On the heels of one of the most extravagant wedding weekends ever, there is something to be said about marrying the one you love in a very private, intimate, small setting – like it is just for and about the two of you. Not every bride has the budget to throw a fairytale wedding, but she definitely wants the marriage of her dreams.
My husband and I married at City Hall, New York City in January 2010. And while it was small in grandeur, it was big in romance. Not only was the sentiment meaningful, but the ceremony itself cost $25! My husband loves joking about our extravagant, opulent wedding but in seriousness is most very appreciative of his thrifty, modern wife.
City Hall weddings are simple and lovely – even celebrities have taken advantage of their chic convenience – Keira Knightley, Matt Damon, Kristen Bell even Marilyn Monroe and Joe DiMaggio! While saving for a few very glamorous nights at the Plaza Hotel, a European getaway, and a deposit for an apartment– we knew City Hall was the best option for us. With my eye on saving for what I felt were much more important things, here are some great small wedding hacks I learned along the way.
1. Limit (really, limit) your guest list. People really stress over their guest list—worrying about offending distant friends or family members by leaving them out. If you're paying for the wedding, invite who you can afford. This reduces costs dramatically. People understand the high costs of weddings (not just for the bride and groom, but guests too), so the people you can't invite will forgive you and you can celebrate with them later.
2. Don't Google "honeymoon" when looking up honeymoons. Everything goes up drastically in price when you mention the word "wedding" or "honeymoon." The same goes for cake, photographers, and flowers. A great trick is to book these things is using the term celebration or party and be sure not to use the word "wedding."
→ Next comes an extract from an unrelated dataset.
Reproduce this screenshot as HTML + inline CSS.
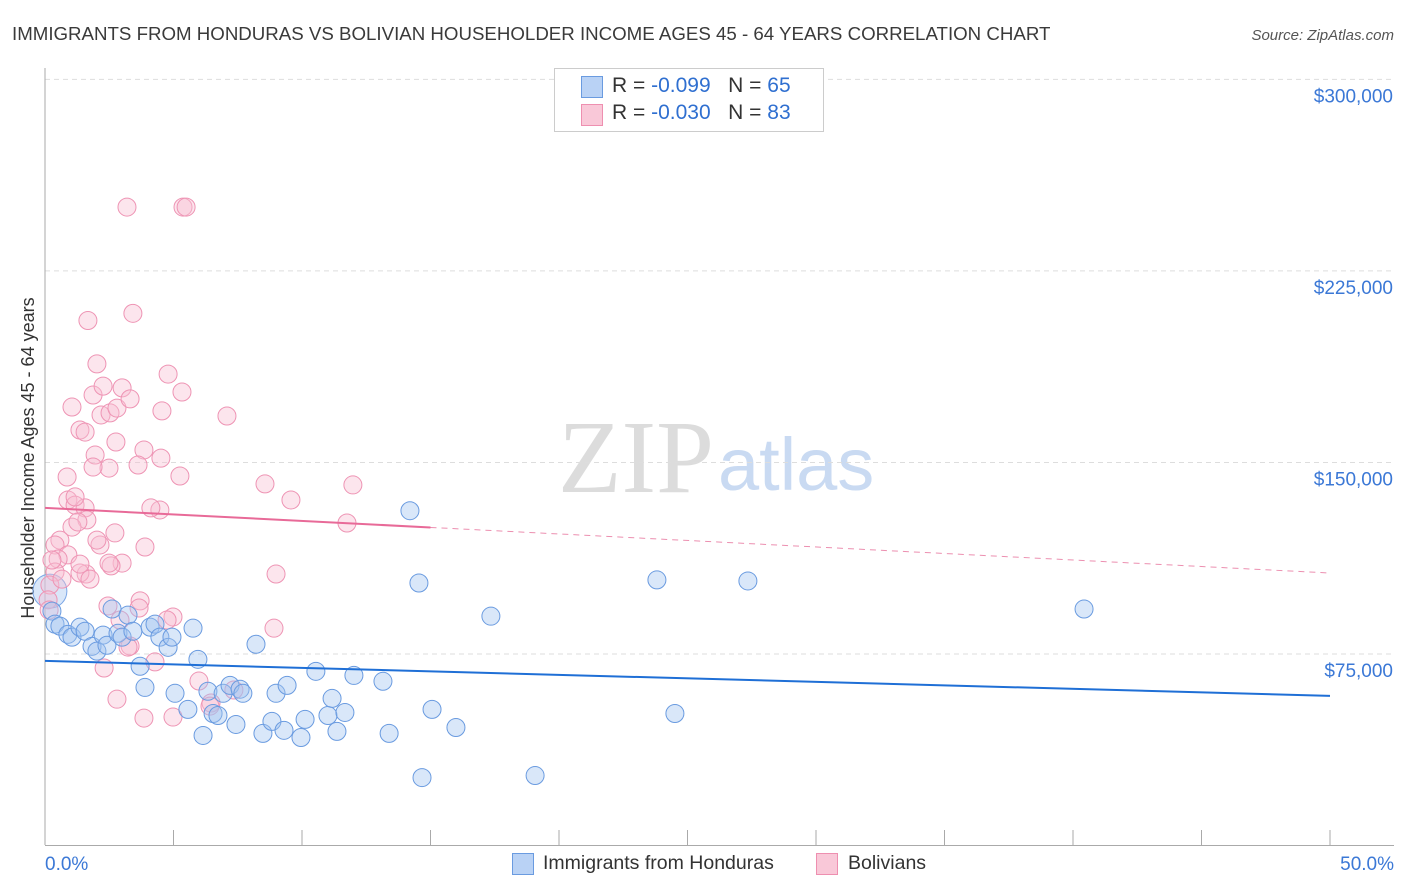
<!DOCTYPE html>
<html><head><meta charset="utf-8"><style>
body{margin:0;background:#fff;font-family:"Liberation Sans",sans-serif}
#wrap{position:relative;width:1406px;height:892px;overflow:hidden}
</style></head><body>
<div id="wrap">
<svg id="svg" width="1406" height="892" xmlns="http://www.w3.org/2000/svg">
<text x="12" y="40" font-size="18.7" fill="#3a3a3a">IMMIGRANTS FROM HONDURAS VS BOLIVIAN HOUSEHOLDER INCOME AGES 45 - 64 YEARS CORRELATION CHART</text>
<text x="1394" y="40" font-size="15" fill="#555" font-style="italic" text-anchor="end">Source: ZipAtlas.com</text>
<text x="714" y="492" font-size="104" fill="#dcdcdc" text-anchor="end" font-family="Liberation Serif">ZIP</text>
<text x="718" y="490" font-size="74" fill="#c9daf2">atlas</text>
<text transform="translate(34,458) rotate(-90)" font-size="18" fill="#333" text-anchor="middle">Householder Income Ages 45 - 64 years</text>
<g id="grid"></g><g id="marks"></g>
</svg>
<div style="position:absolute;left:554px;top:68px;width:268px;height:62px;border:1px solid #ccc;background:#fff;font-size:21px;color:#333">
 <div style="position:absolute;left:26px;top:7px;width:20px;height:20px;background:#b9d2f5;border:1px solid #6a9be0"></div>
 <div style="position:absolute;left:57px;top:5px">R = <span style="color:#2f6fd0">-0.099</span> &nbsp;&nbsp;N = <span style="color:#2f6fd0">65</span></div>
 <div style="position:absolute;left:26px;top:35px;width:20px;height:20px;background:#f9c8d8;border:1px solid #ee8fb0"></div>
 <div style="position:absolute;left:57px;top:32px">R = <span style="color:#2f6fd0">-0.030</span> &nbsp;&nbsp;N = <span style="color:#2f6fd0">83</span></div>
</div>
<div style="position:absolute;left:512px;top:853px;width:20px;height:20px;background:#b9d2f5;border:1px solid #6a9be0"></div>
<div style="position:absolute;left:543px;top:852px;font-size:19.5px;color:#333">Immigrants from Honduras</div>
<div style="position:absolute;left:816px;top:853px;width:20px;height:20px;background:#f9c8d8;border:1px solid #ee8fb0"></div>
<div style="position:absolute;left:848px;top:852px;font-size:19.5px;color:#333">Bolivians</div>
</div>
<script>
const blueX=[0.27,0.39,0.58,0.89,1.05,1.36,1.56,1.83,2.02,2.26,2.41,2.61,2.84,3.0,3.23,3.42,3.7,3.89,4.09,4.28,4.47,4.79,4.94,5.06,5.56,5.76,5.95,6.15,6.34,6.54,6.73,6.93,7.2,7.43,7.59,7.7,8.21,8.48,8.83,8.99,9.3,9.42,9.96,10.12,10.54,11.01,11.17,11.36,11.67,12.02,13.15,13.39,14.2,14.55,14.67,15.06,15.99,17.35,19.07,23.81,24.51,27.35,40.43];
const blueY=[91.8,86.7,85.9,82.7,81.6,85.5,83.9,78,76.1,82.4,78.4,92.6,83.1,81.6,90.2,83.9,70.2,61.9,85.5,86.7,81.6,77.6,81.6,59.6,53.3,85.1,72.9,43.1,60.4,51.7,50.9,59.6,62.7,47.4,61.2,59.6,78.8,43.9,48.6,59.6,45.1,62.7,42.3,49.4,68.2,50.9,57.6,44.7,52.1,66.6,64.3,43.9,131.1,102.8,26.6,53.3,46.2,89.8,27.4,104,51.7,103.6,92.6];
const pinkX=[3.19,5.37,5.49,1.67,3.42,2.02,1.05,1.36,1.56,1.87,2.18,2.53,2.80,4.79,2.26,3.0,3.31,5.33,7.08,4.55,3.85,4.51,1.95,2.76,2.49,0.86,1.87,3.62,5.25,8.56,11.98,9.57,0.89,1.17,1.56,1.63,1.05,0.58,0.39,0.89,2.14,2.72,2.02,3.0,2.57,3.89,4.47,4.12,11.75,1.60,1.36,0.51,0.39,0.19,0.12,2.49,8.99,0.16,2.45,3.70,4.98,4.75,3.66,2.92,3.31,2.30,2.80,3.85,4.98,4.28,5.99,6.46,7.35,8.91,1.36,1.75,0.66,1.17,1.28,0.27,6.42,3.23];
const pinkY=[250,250,250,205.6,208.4,188.6,171.7,162.7,161.9,176.4,168.6,169.4,171.3,184.6,179.9,179.2,174.9,177.6,168.2,170.2,154.9,151.7,152.9,158.0,147.8,144.3,148.2,149.0,144.7,141.6,141.2,135.3,135.3,133.3,132.2,127.5,124.7,119.6,117.7,113.8,117.7,122.4,119.6,110.6,109.5,116.9,131.4,132.2,126.3,106.3,106.7,112.2,107.1,102.0,96.2,110.6,106.3,92.2,93.8,95.8,89.5,88.3,93.0,88.3,78.1,69.5,57.3,49.9,50.3,71.9,64.4,55.8,60.9,85.1,110.2,104.3,104.3,136.5,126.7,111.8,54.6,77.7];
const yTicks=[75,150,225,300];
const yTickLabels=["$75,000","$150,000","$225,000","$300,000"];
const xTicks=[0,5,10,15,20,25,30,35,40,45,50];
const blueTrend=[72.3,58.6];
const pinkTrend=[132.2,106.7];
const pinkSolidEnd=15;
const bigPoint=[0.19,99.6];

const X=v=>45+v*25.7, Y=v=>845.5-v/0.3916;
const NS="http://www.w3.org/2000/svg";
const grid=document.getElementById('grid'), marks=document.getElementById('marks');
function mk(tag,attrs,parent){const e=document.createElementNS(NS,tag);for(const k in attrs)e.setAttribute(k,attrs[k]);parent.appendChild(e);return e;}
yTicks.forEach((t,i)=>{
 const g=mk('line',{x1:45,x2:1394,y1:Y(t),y2:Y(t),stroke:'#ddd','stroke-dasharray':'5,4'},grid);
 
 
 const tx=mk('text',{x:1393,y:Y(t)+23,'font-size':19,fill:'#3b78d6','text-anchor':'end'},grid);
 tx.textContent=yTickLabels[i];
 
 
});
const yAxisLine=mk('line',{x1:45,x2:45,y1:68,y2:845,stroke:'#aaa'},grid);


const xAxisLine=mk('line',{x1:45,x2:1394,y1:845.5,y2:845.5,stroke:'#aaa'},grid);


xTicks.forEach(t=>{const l=mk('line',{x1:X(t),x2:X(t),y1:830,y2:845,stroke:'#aaa'},grid);
 
 });
const xl=mk('text',{x:45,y:870,'font-size':19,fill:'#3b78d6'},grid);xl.textContent='0.0%';


const xr=mk('text',{x:1394,y:870,'font-size':19,fill:'#3b78d6','text-anchor':'end'},grid);xr.textContent='50.0%';



const bp=mk('circle',{cx:X(bigPoint[0]),cy:Y(bigPoint[1]),r:17,fill:'rgba(160,195,240,0.4)',stroke:'#7aa6e6','stroke-width':1},marks);


pinkX.forEach((x,i)=>{const c=mk('circle',{cx:X(x),cy:Y(pinkY[i]),r:9,fill:'rgba(248,190,210,0.4)',stroke:'#ee94b4','stroke-width':1},marks);
 
 });
blueX.forEach((x,i)=>{const c=mk('circle',{cx:X(x),cy:Y(blueY[i]),r:9,fill:'rgba(160,195,240,0.4)',stroke:'#6a9be0','stroke-width':1},marks);
 
 });
const pv=x=>pinkTrend[0]+(pinkTrend[1]-pinkTrend[0])*x/50;
const l1=mk('line',{x1:X(0),y1:Y(pinkTrend[0]),x2:X(pinkSolidEnd),y2:Y(pv(pinkSolidEnd)),stroke:'#e86a98','stroke-width':2},marks);


const l2=mk('line',{x1:X(pinkSolidEnd),y1:Y(pv(pinkSolidEnd)),x2:X(50),y2:Y(pinkTrend[1]),stroke:'#ec8fb0','stroke-width':1,'stroke-dasharray':'6,5'},marks);


const l3=mk('line',{x1:X(0),y1:Y(blueTrend[0]),x2:X(50),y2:Y(blueTrend[1]),stroke:'#1f6fd6','stroke-width':2},marks);


</script>
</body></html>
3. Think brilliantly when it comes to the gown. Don't lose all financial sense the second you step into a dress shop. Yes, you should buy a dress you absolutely love within a budget you can afford. It doesn't make sense to go into massive debt just for a gown you'll wear for five hours. Vintage dresses are great and one of a kind, too. You can also peruse on brand-new designer dresses. I spent $300 on a gorgeous blue silk dress from Saks - my "something blue."
4. Focus on what matters most. Do you care about beautiful wedding bands, lasting photographs, a destination wedding with sand under your feet, a string quartet? Choose your expensive item or two, allow yourself to splurge (within reason) on those and keep the rest simple. We were really into an experience and wanted to celebrate the first few days as a married couple at the Plaza Hotel in a fancy suite and save for a summer vacation in France. The rest just simply was not as important to us and so we took our own pictures, took regular cabs around the city and had a lovely lunch at the Boathouse as our version of a reception.
5. Do your own hair or make up. As women, we have spent a good portion of our lives getting to know how and what looks good on us. If you're particular about your hair, have that done by a professional and do the rest yourself to save a fortune. If , so can we!
6. Ditch unnecessary extras. Wedding favors, a wedding video, and even save the dates can really add up and at the end of the day are neither essential nor memorable. How often will you or anyone else remember your save the date cards/magnets/key chains?
7. Be flexible on the day of week. Those who really love and care about you will have no trouble coming to a wedding on a Friday or Sunday! I have been to a few Friday weddings in recent months—it made zero difference. Plus, the savings can be significant.
8. Take advantage of a Honeyfund. Many couples in 2014 already live together and don't need pots and pans, or even utensils. A collection of cash from your guests will give your honeymoon or future together a special and lasting boost!
9. Be open to venues. Some beautiful outdoor settings in the right seasons require very little decoration – such as a winery or anywhere near the water. Or does a friend or family member have a scenic property you can borrow? Think creatively!
10. Remember what the day is really about. A wedding is a union of two people in love. It is not about impressed guests, excessive decorations, and a big jazz band. Kim K's last wedding showed us that lavish celebrations doesn't mean you'll have a lasting marriage. Live in the moment, be truly present on your big day, and remember that love, in itself, is the most exquisite part.
And hey, if City Hall (and a label-less dress) is good enough for Carrie & Big, a simple celebration can be good enough for you!